Recall how Jesus had wept tears over Jerusalem as he approached the city: “As he came near and saw the city, he wept over it, saying, ‘If you, even you, had only recognized on this day the things that make for peace! … Indeed, the days will come upon you when your enemies … will crush you to the ground … and they will not leave within you one stone upon another; because you did not recognize the time of your visitation from God’” (Luke 21:41–44).  

Two things, I think, are worthy of note: 

Jesus understands that his redemption of creation will include the elimination of Jerusalem’s earthly temple. The temple’s destruction, coming at the violent hands of a Roman army, is a matter of deep grief to him. The desolation of the Temple Mount (still in effect) is cause for us to share Jesus’s tears and to call out to God for children of that city to recognize in Jesus, Son of David, their “visitation from God.”  
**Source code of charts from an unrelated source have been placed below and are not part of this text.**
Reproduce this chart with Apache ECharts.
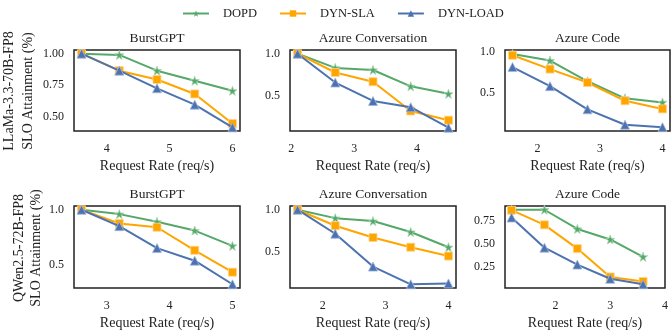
<!DOCTYPE html>
<html>
<head>
<meta charset="utf-8">
<script src="https://cdn.jsdelivr.net/npm/echarts@6/dist/echarts.min.js"></script>
<style>
  html, body { margin: 0; padding: 0; background: #fff; }
  #chart { width: 671px; height: 335px; }
</style>
</head>
<body>
<div id="chart"></div>
<script>
const seriesNames = ['DOPD', 'DYN-SLA', 'DYN-LOAD']
const panelTitles = ['BurstGPT', 'Azure Conversation', 'Azure Code', 'BurstGPT', 'Azure Conversation', 'Azure Code']
const rowLabels = ['LLaMa-3.3-70B-FP8\nSLO Attainment (%)', 'QWen2.5-72B-FP8\nSLO Attainment (%)']

// request rates per panel
const xTL = [3.6, 4.2, 4.8, 5.4, 6.0]
const xTM = [2.1, 2.7, 3.3, 3.9, 4.5]
const xTR = [1.6, 2.2, 2.8, 3.4, 4.0]
const xBL = [2.6, 3.2, 3.8, 4.4, 5.0]
const xBM = [1.6, 2.2, 2.8, 3.4, 4.0]
const xBR = [1.2, 1.8, 2.4, 3.0, 3.6]

// SLO attainment, LLaMa row
const dopdTL = [1.0, 0.99, 0.865, 0.785, 0.705]
const slaTL = [1.0, 0.865, 0.795, 0.68, 0.445]
const loadTL = [1.0, 0.865, 0.725, 0.595, 0.415]
const dopdTM = [1.0, 0.83, 0.805, 0.61, 0.52]
const slaTM = [1.0, 0.775, 0.665, 0.315, 0.205]
const loadTM = [1.0, 0.655, 0.435, 0.36, 0.115]
const dopdTR = [0.975, 0.895, 0.64, 0.43, 0.38]
const slaTR = [0.96, 0.79, 0.625, 0.4, 0.3]
const loadTR = [0.815, 0.58, 0.295, 0.105, 0.075]

// SLO attainment, QWen row
const dopdBL = [1.0, 0.96, 0.89, 0.81, 0.67]
const slaBL = [1.0, 0.875, 0.84, 0.63, 0.43]
const loadBL = [1.0, 0.85, 0.65, 0.535, 0.32]
const dopdBM = [1.0, 0.9, 0.865, 0.735, 0.555]
const slaBM = [1.0, 0.81, 0.67, 0.555, 0.45]
const loadBM = [1.0, 0.715, 0.325, 0.115, 0.125]
const dopdBR = [0.875, 0.875, 0.665, 0.55, 0.36]
const slaBR = [0.87, 0.71, 0.45, 0.14, 0.09]
const loadBR = [0.79, 0.46, 0.275, 0.12, 0.06]

// tick labels
const xTicksTL = [4, 5, 6]
const xTicksTM = [2, 3, 4]
const xTicksTR = [2, 3, 4]
const xTicksBL = [3, 4, 5]
const xTicksBM = [2, 3, 4]
const xTicksBR = [2, 3, 4]
const yTicksTL = [0.5, 0.75, 1.0]
const yTicksTM = [0.5, 1.0]
const yTicksTR = [0.5, 1.0]
const yTicksBL = [0.5, 1.0]
const yTicksBM = [0.5, 1.0]
const yTicksBR = [0.25, 0.5, 0.75]

const panels = [
  { x: xTL, ys: [dopdTL, slaTL, loadTL], xt: xTicksTL, yt: yTicksTL, dec: 2, xr: [3.48, 6.12], yr: [0.386, 1.029] },
  { x: xTM, ys: [dopdTM, slaTM, loadTM], xt: xTicksTM, yt: yTicksTM, dec: 1, xr: [1.98, 4.62], yr: [0.076, 1.044] },
  { x: xTR, ys: [dopdTR, slaTR, loadTR], xt: xTicksTR, yt: yTicksTR, dec: 1, xr: [1.48, 4.12], yr: [0.028, 1.025] },
  { x: xBL, ys: [dopdBL, slaBL, loadBL], xt: xTicksBL, yt: yTicksBL, dec: 1, xr: [2.48, 5.12], yr: [0.286, 1.034] },
  { x: xBM, ys: [dopdBM, slaBM, loadBM], xt: xTicksBM, yt: yTicksBM, dec: 1, xr: [1.48, 4.12], yr: [0.071, 1.044] },
  { x: xBR, ys: [dopdBR, slaBR, loadBR], xt: xTicksBR, yt: yTicksBR, dec: 2, xr: [1.08, 4.0], yr: [0.019, 0.916] },
]

const colors = ['#55a868', '#ffa500', '#4c72b0']
const edges = ['#a6d4b2', '#ffd38a', '#a3b8dc']
const starPath = 'path://M0,-10 L2.35,-3.24 L9.51,-3.09 L3.8,1.24 L5.88,8.09 L0,4 L-5.88,8.09 L-3.8,1.24 L-9.51,-3.09 L-2.35,-3.24 Z'
const symbols = [starPath, 'rect', 'triangle']
const symbolSizes = [9, 8, 9]

const font = 'Liberation Serif'
const cols = [{ left: 74, width: 166 }, { left: 290, width: 166 }, { left: 505, width: 165 }]
const rows = [{ top: 50, height: 81 }, { top: 206, height: 82 }]

const myChart = echarts.init(document.getElementById('chart'))

const grid = []
const xAxis = []
const yAxis = []
const series = []
const title = []

panels.forEach((p, i) => {
  const c = cols[i % 3]
  const r = rows[Math.floor(i / 3)]
  grid.push({
    left: c.left, top: r.top, width: c.width, height: r.height,
    show: true, borderColor: '#222', borderWidth: 1.5, backgroundColor: 'transparent',
  })
  xAxis.push({
    gridIndex: i, type: 'value', min: p.xr[0], max: p.xr[1],
    name: 'Request Rate (req/s)', nameLocation: 'middle', nameGap: 28,
    nameTextStyle: { fontFamily: font, fontSize: 14, color: '#222' },
    axisLine: { show: false }, axisTick: { show: false }, splitLine: { show: false },
    axisLabel: { customValues: p.xt, fontFamily: font, fontSize: 12, color: '#222', margin: 12 },
  })
  yAxis.push({
    gridIndex: i, type: 'value', min: p.yr[0], max: p.yr[1],
    axisLine: { show: false }, axisTick: { show: false }, splitLine: { show: false },
    axisLabel: {
      customValues: p.yt, fontFamily: font, fontSize: 12, color: '#222', margin: 10,
      formatter: v => v.toFixed(p.dec),
    },
  })
  title.push({
    text: panelTitles[i], left: c.left + c.width / 2, top: r.top - 19, textAlign: 'center', padding: 0,
    textStyle: { fontFamily: font, fontSize: 13.5, fontWeight: 'normal', color: '#222' },
  })
  p.ys.forEach((ys, k) => {
    series.push({
      name: seriesNames[k], type: 'line', xAxisIndex: i, yAxisIndex: i,
      data: p.x.map((xv, j) => [xv, ys[j]]),
      symbol: symbols[k], symbolSize: symbolSizes[k],
      lineStyle: { width: 2, color: colors[k] },
      itemStyle: { color: colors[k], borderColor: edges[k], borderWidth: 0.8 },
      z: 2 + k, animation: false,
    })
  })
})

myChart.setOption({
  backgroundColor: '#fff',
  animation: false,
  title,
  legend: {
    data: seriesNames, top: 2, left: 177,
    itemWidth: 26, itemHeight: 8, itemGap: 22,
    itemStyle: { borderWidth: 0 },
    textStyle: { fontFamily: font, fontSize: 12.5, color: '#222', padding: [0, 0, 0, 9] },
  },
  grid,
  xAxis,
  yAxis,
  series,
  graphic: [
    {
      type: 'text', x: 19, y: 91, rotation: Math.PI / 2,
      style: { text: rowLabels[0], fontFamily: font, fontSize: 14, lineHeight: 19, fill: '#222', align: 'center', verticalAlign: 'middle' },
    },
    {
      type: 'text', x: 28, y: 248, rotation: Math.PI / 2,
      style: { text: rowLabels[1], fontFamily: font, fontSize: 14, lineHeight: 17, fill: '#222', align: 'center', verticalAlign: 'middle' },
    },
  ],
})
</script>
</body>
</html>
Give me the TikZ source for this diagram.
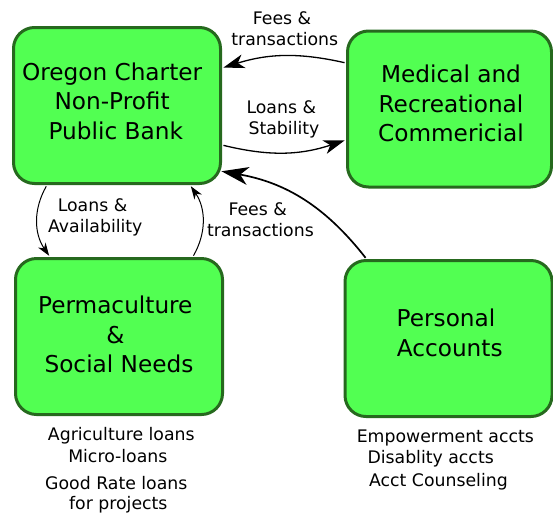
\documentclass[tikz,border=0pt]{standalone}
\usepackage{fontspec}
\setmainfont{DejaVu Sans}
\usetikzlibrary{arrows.meta}
\definecolor{boxfill}{RGB}{82,255,82}
\definecolor{boxline}{RGB}{38,105,30}
\begin{document}
\begin{tikzpicture}[x=1pt,y=-1pt,
  box/.style={draw=boxline, fill=boxfill, line width=3pt, rounded corners=21pt,
    minimum width=207pt, minimum height=156pt, inner sep=0pt},
  boxtext/.style={font=\fontsize{23.2}{29.3}\selectfont, align=center, inner sep=0pt},
  lab/.style={font=\fontsize{17.3}{21}\selectfont, align=center, inner sep=0pt},
  note/.style={font=\fontsize{17.3}{21}\selectfont, inner sep=0pt},
  flowbig/.style={line width=1.3pt, shorten >=1.5pt, shorten <=1.5pt,
    -{Stealth[length=21pt,width=14pt,inset=6pt]}},
  flowsmall/.style={line width=1pt, shorten >=1.5pt, shorten <=1.5pt,
    -{Stealth[length=13pt,width=9pt,inset=4pt]}},
  flowwide/.style={line width=1.7pt, shorten >=1.5pt, shorten <=1.5pt,
    -{Stealth[length=27pt,width=18pt,inset=8pt]}},
]
\useasboundingbox (0,0) rectangle (553,512);

% boxes
\node[box] (bank) at (117,105.5) {};
\node[box, minimum width=204pt] (med) at (449.5,109) {};
\node[box] (perm) at (119,336.5) {};
\node[box] (pers) at (448.5,338.5) {};

% box texts
\node[boxtext] (banktxt) at (115.8,101.2) {Oregon Charter\hphantom{\ }\\Non-Profit\hphantom{\ }\\Public Bank};
\node[boxtext] (medtxt) at (451,103.6) {Medical and\\Recreational\\Commericial};
\node[boxtext] (permtxt) at (119,334.6) {Permaculture\hphantom{\ }\\\&\hphantom{\ }\\Social Needs};
\node[boxtext] (perstxt) at (449.7,332.8) {Personal\hphantom{\ }\\Accounts};

% connectors
\draw[flowbig] ([yshift=46pt]med.west) to[bend right=15] ([yshift=37.5pt]bank.east);
\draw[flowbig] ([yshift=-39.5pt]bank.east) to[bend right=16] ([yshift=-31pt]med.west);
\draw[flowsmall] ([xshift=-70pt]bank.south) to[bend right=32] ([xshift=-69pt]perm.north);
\draw[flowsmall] ([xshift=73.7pt]perm.north) to[bend right=32] ([xshift=73pt]bank.south);
\coordinate (bankcorner) at ([xshift=103pt,yshift=-65.5pt]bank.center);
\draw[flowwide] ([xshift=-82pt]pers.north) to[bend right=21] (bankcorner);

% connector labels
\node[lab] (l1) at (284.8,29) {Fees \&\hphantom{\ }\\transactions};
\node[lab] (l2) at (284,119.7) {Loans \&\hphantom{\ }\\Stability};
\node[lab] (l3) at (95.3,217.5) {Loans \&\hphantom{\ }\\Availability};
\node[lab] (l4) at (260.4,219.5) {Fees \&\hphantom{\ }\\transactions};

% notes
\node[note, anchor=base] (n1) at (121.3,440) {Agriculture loans};
\node[note, anchor=base] (n2) at (117.8,462.3) {Micro-loans};
\node[note, anchor=base] (n3) at (116.3,489) {Good Rate loans};
\node[note, anchor=base] (n4) at (118.3,509.5) {for projects};
\node[note, anchor=base west] (n5) at (356.6,442.3) {Empowerment accts};
\node[note, anchor=base west] (n6) at (367.3,463.3) {Disablity accts};
\node[note, anchor=base west] (n7) at (368.9,486.7) {Acct Counseling};
\end{tikzpicture}
\end{document}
“People will faint from fear and foreboding of what is coming upon the world, for the powers of the heavens will be shaken.  Then they will see ‘the Son of Man coming in a cloud’ with power and great glory’” (Luke 21:27). While the desolation Jesus predicts will come upon Jerusalem, that destruction “down here” will mark the very moment that “up there” he receives from his Heavenly Father all authority and dominion over the earth.  This, I believe, is the  “coming” of the Son of Man into the dominion that Daniel 7 had prophesied for.  

Over all the vicissitudes of our lives, over all the madness of earth’s history—over it all—Jesus reigns. And one day he will return in visible, glorious triumph. Lord, haste the day when faith shall be sight… 

Paul. As though he had today’s words from Isaiah and Jesus on his mind, Paul writes for us in the meantime: “… let us be sober, and put on the breastplate of faith and love, and for a helmet the hope of salvation. For God has destined us not for wrath but for obtaining salvation through our Lord Jesus Christ, who died for us, so that whether we are awake or asleep we may live with him. Therefore encourage one another and build up each other, as indeed you are doing” (1 Thessalonians 5:8b–11).